**PROMPT**
Retype exactly what runs from the first line of the data to the line with "var startMonth = new Date(2008, 0, 1);", keeping both of those lines and skipping pictures.

**STORED DATA**
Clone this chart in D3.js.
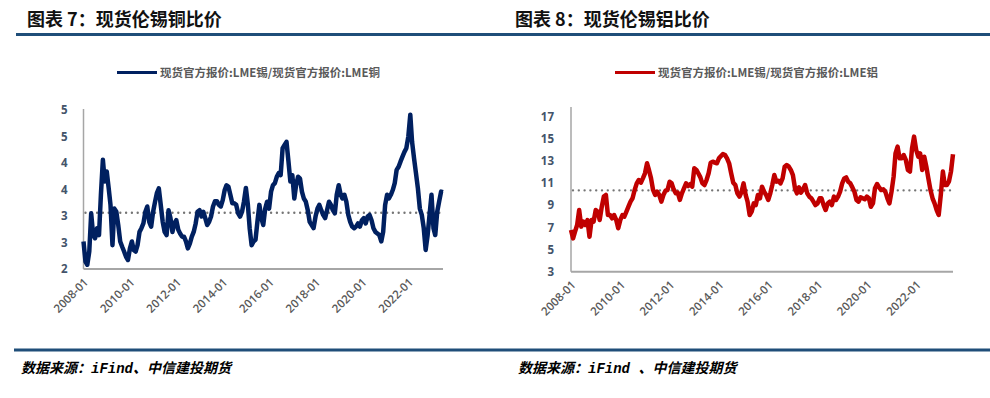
<!DOCTYPE html>
<html>
<head>
<meta charset="utf-8">
<script src="https://cdn.jsdelivr.net/npm/d3@7"></script>
<style>
  body { margin: 0; background: #fff; }
  svg { display: block; }
  .title { font-family: "Noto Sans CJK SC", sans-serif; font-weight: 700; font-size: 18px; fill: #111; }
  .legend { font-family: "Noto Sans CJK SC", sans-serif; font-weight: 700; font-size: 11.5px; fill: #595959; }
  .source { font-family: "Liberation Mono", "Noto Sans CJK SC", monospace; font-style: italic; font-weight: 700; font-size: 14px; fill: #000; }
  .y-axis text { font-family: "Open Sans", sans-serif; font-weight: 700; font-size: 11.5px; fill: #44546A; }
  .x-axis text { font-family: "Open Sans", sans-serif; font-weight: 600; font-size: 11.5px; fill: #595959; }
</style>
</head>
<body>
<div id="chart"></div>
<script>
// monthly series, 2008-01 .. 2023-07
var startMonth = new Date(2008, 0, 1);

var tinCopper = [
  2.52, 2.14, 2.08, 2.33, 3.05, 2.64, 2.58, 2.77, 2.64, 3.40, 4.06, 3.65,
  3.84, 3.52, 3.21, 2.45, 3.14, 3.08, 2.83, 2.52, 2.42, 2.33, 2.23, 2.17,
  2.39, 2.52, 2.36, 2.33, 2.45, 2.70, 2.77, 2.86, 3.08, 3.18, 2.89, 2.80,
  3.08, 3.27, 3.43, 3.52, 3.21, 2.89, 2.70, 2.64, 3.11, 2.96, 2.70, 2.86,
  2.92, 2.74, 2.67, 2.61, 2.61, 2.52, 2.39, 2.48, 2.61, 2.70, 2.86, 3.08,
  3.11, 2.99, 3.08, 2.96, 2.83, 2.89, 2.99, 3.18, 3.28, 3.28, 3.21, 3.18,
  3.30, 3.49, 3.58, 3.55, 3.40, 3.24, 3.24, 3.21, 3.05, 2.99, 3.08, 3.27,
  3.53, 3.21, 2.77, 2.45, 2.52, 2.55, 2.89, 3.21, 2.96, 2.83, 3.14, 3.27,
  3.14, 3.46, 3.58, 3.62, 3.74, 3.81, 3.77, 4.28, 4.34, 4.40, 4.03, 3.65,
  3.77, 3.33, 3.58, 3.74, 3.71, 3.46, 3.33, 3.27, 3.11, 2.89, 2.83, 2.77,
  2.99, 3.14, 3.21, 3.11, 3.02, 2.96, 3.11, 3.27, 3.21, 3.11, 3.05, 3.40,
  3.58, 3.40, 3.33, 3.40, 3.27, 3.02, 2.89, 2.80, 2.77, 2.80, 2.86, 2.80,
  2.92, 2.96, 2.86, 2.99, 3.02, 2.92, 2.77, 2.70, 2.67, 2.64, 2.52, 2.70,
  3.21, 3.40, 3.33, 3.40, 3.49, 3.62, 3.87, 3.93, 4.03, 4.12, 4.21, 4.28,
  4.50, 4.91, 4.40, 4.09, 3.81, 3.52, 3.14, 3.02, 2.77, 2.36, 2.64, 3.02,
  3.40, 2.77, 2.64, 3.08, 3.27, 3.46, 3.45
];

var tinAluminium = [
  6.77, 6.01, 6.61, 7.22, 8.57, 7.07, 7.52, 7.22, 7.67, 6.16, 7.67, 7.52,
  8.57, 8.42, 7.67, 8.87, 9.78, 9.93, 8.12, 8.12, 7.82, 8.12, 7.67, 6.92,
  7.67, 8.12, 7.97, 8.42, 8.87, 9.33, 9.63, 10.38, 10.98, 11.28, 11.04, 11.43,
  11.89, 12.79, 12.19, 11.43, 10.38, 9.93, 10.23, 9.93, 9.33, 9.93, 10.32, 10.38,
  11.13, 10.98, 10.44, 10.08, 10.14, 9.48, 10.08, 10.53, 10.98, 10.74, 10.92, 10.68,
  12.34, 12.19, 11.89, 11.52, 10.98, 10.83, 11.28, 11.89, 12.85, 12.94, 12.85, 12.79,
  13.24, 13.45, 13.63, 13.54, 13.24, 12.79, 11.89, 11.04, 10.83, 10.08, 9.78, 10.20,
  10.98, 9.93, 9.33, 8.12, 8.42, 9.17, 9.02, 9.93, 9.63, 10.68, 10.23, 9.93,
  9.48, 10.08, 10.83, 11.73, 11.13, 11.22, 10.98, 11.43, 12.49, 12.64, 12.49, 12.19,
  11.73, 10.53, 10.08, 10.62, 10.14, 10.44, 10.83, 10.08, 9.78, 9.63, 9.33, 9.02,
  9.17, 9.63, 9.63, 9.02, 8.57, 9.17, 9.33, 9.02, 9.78, 9.48, 9.78, 10.23,
  10.98, 11.43, 11.52, 11.13, 10.98, 10.62, 10.23, 9.48, 9.33, 9.72, 9.63, 9.54,
  9.78, 9.63, 8.87, 9.17, 10.53, 10.92, 10.62, 10.38, 10.44, 10.23, 9.63, 9.17,
  10.23, 11.58, 13.69, 14.30, 13.24, 13.24, 13.54, 13.09, 12.19, 12.04, 14.14, 15.20,
  14.00, 13.39, 13.69, 12.19, 13.39, 12.49, 11.43, 10.38, 9.63, 9.17, 8.57, 8.12,
  9.93, 12.04, 10.83, 10.83, 11.13, 12.04, 13.60
];

// long-run averages (dotted lines)
var tinCopperMean = 3.06;
var tinAluminiumMean = 10.35;

var tinCopperTicks = [2, 2.5, 3, 3.5, 4, 4.5, 5];
var tinAluminiumTicks = [3, 5, 7, 9, 11, 13, 15, 17];

var svg = d3.select("#chart").append("svg")
    .attr("width", 990)
    .attr("height", 398);

// page rules
svg.append("line")
    .attr("x1", 16).attr("x2", 990)
    .attr("y1", 34.5).attr("y2", 34.5)
    .attr("stroke", "#1f4e79").attr("stroke-width", 3);

svg.append("line")
    .attr("x1", 14).attr("x2", 990)
    .attr("y1", 350).attr("y2", 350)
    .attr("stroke", "#1f4e79").attr("stroke-width", 3);

RatioLine = function(_svg, _opts){
    this.svg = _svg;
    this.opts = _opts;
    this.initVis();
};

RatioLine.prototype.initVis = function() {
    var vis = this;
    var o = vis.opts;

    vis.data = o.values.map(function(v, i) {
        return {date: d3.timeMonth.offset(startMonth, i), value: v};
    });

    vis.svg.append("text")
        .attr("class", "title")
        .attr("x", o.titleX).attr("y", 26)
        .text(o.title);

    vis.svg.append("text")
        .attr("class", "source")
        .attr("x", o.sourceX).attr("y", 373)
        .text(o.source);

    // legend
    vis.svg.append("line")
        .attr("x1", o.legendX).attr("x2", o.legendX + 40)
        .attr("y1", 72.5).attr("y2", 72.5)
        .attr("stroke", o.color).attr("stroke-width", 3);

    vis.svg.append("text")
        .attr("class", "legend")
        .attr("x", o.legendX + 43).attr("y", 77)
        .text(o.legend);

    vis.xScale = d3.scaleTime()
        .range([o.left, o.right])
        .domain(d3.extent(vis.data, function(d) { return d.date; }));

    vis.yScale = d3.scaleLinear()
        .range([o.bottom, o.top])
        .domain(d3.extent(o.ticks));

    // axes
    var yAxis = d3.axisLeft(vis.yScale)
        .tickValues(o.ticks)
        .tickSize(0)
        .tickPadding(o.tickPad)
        .tickFormat(d3.format(".0f"));

    var yG = vis.svg.append("g")
        .attr("class", "y-axis")
        .attr("transform", "translate(" + o.left + ",0)")
        .call(yAxis);
    yG.select(".domain").remove();

    vis.svg.append("line")
        .attr("x1", o.left).attr("x2", o.left)
        .attr("y1", o.axisTop).attr("y2", o.bottom)
        .attr("stroke", "#a6a6a6").attr("stroke-width", 1.5);

    var xAxis = d3.axisBottom(vis.xScale)
        .ticks(d3.timeYear.every(2))
        .tickSize(0)
        .tickFormat(d3.timeFormat("%Y-%m"));

    var xG = vis.svg.append("g")
        .attr("class", "x-axis")
        .attr("transform", "translate(0," + o.bottom + ")")
        .call(xAxis);
    xG.select(".domain").remove();
    xG.selectAll("text")
        .attr("text-anchor", "end")
        .attr("dy", null)
        .attr("y", 0)
        .attr("transform", "translate(5,14) rotate(-45)");

    vis.svg.append("line")
        .attr("x1", o.left).attr("x2", o.right)
        .attr("y1", o.bottom).attr("y2", o.bottom)
        .attr("stroke", "#a6a6a6").attr("stroke-width", 2);

    // mean line
    vis.svg.append("line")
        .attr("x1", o.left + 2).attr("x2", o.right)
        .attr("y1", vis.yScale(o.mean)).attr("y2", vis.yScale(o.mean))
        .attr("stroke", "#757575")
        .attr("stroke-width", 2.4)
        .attr("stroke-linecap", "round")
        .attr("stroke-dasharray", "0,5.8");

    vis.line = d3.line()
        .x(function(d) { return vis.xScale(d.date); })
        .y(function(d) { return vis.yScale(d.value); })
        .curve(d3.curveLinear);

    vis.svg.append("path")
        .datum(vis.data)
        .attr("fill", "none")
        .attr("stroke", o.color)
        .attr("stroke-width", 4.5)
        .attr("stroke-linejoin", "round")
        .attr("d", vis.line);
};

new RatioLine(svg, {
    title: "图表 7：现货伦锡铜比价",
    titleX: 27,
    source: "数据来源：iFind、中信建投期货",
    sourceX: 21,
    legend: "现货官方报价:LME锡/现货官方报价:LME铜",
    legendX: 117,
    color: "#002060",
    values: tinCopper,
    ticks: tinCopperTicks,
    mean: tinCopperMean,
    left: 83.5, right: 443, top: 110, bottom: 269, axisTop: 109,
    tickPad: 16
});

new RatioLine(svg, {
    title: "图表 8：现货伦锡铝比价",
    titleX: 515,
    source: "数据来源：iFind 、中信建投期货",
    sourceX: 518,
    legend: "现货官方报价:LME锡/现货官方报价:LME铝",
    legendX: 615,
    color: "#c00000",
    values: tinAluminium,
    ticks: tinAluminiumTicks,
    mean: tinAluminiumMean,
    left: 571, right: 953, top: 116.7, bottom: 271.7, axisTop: 107,
    tickPad: 17
});
</script>
</body>
</html>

**WRITTEN RESPONSE**
Clone this chart in D3.js.
<!DOCTYPE html>
<html>
<head>
<meta charset="utf-8">
<script src="https://cdn.jsdelivr.net/npm/d3@7"></script>
<style>
  body { margin: 0; background: #fff; }
  svg { display: block; }
  .title { font-family: "Noto Sans CJK SC", sans-serif; font-weight: 700; font-size: 18px; fill: #111; }
  .legend { font-family: "Noto Sans CJK SC", sans-serif; font-weight: 700; font-size: 11.5px; fill: #595959; }
  .source { font-family: "Liberation Mono", "Noto Sans CJK SC", monospace; font-style: italic; font-weight: 700; font-size: 14px; fill: #000; }
  .y-axis text { font-family: "Open Sans", sans-serif; font-weight: 700; font-size: 11.5px; fill: #44546A; }
  .x-axis text { font-family: "Open Sans", sans-serif; font-weight: 600; font-size: 11.5px; fill: #595959; }
</style>
</head>
<body>
<div id="chart"></div>
<script>
// monthly series, 2008-01 .. 2023-07
var startMonth = new Date(2008, 0, 1);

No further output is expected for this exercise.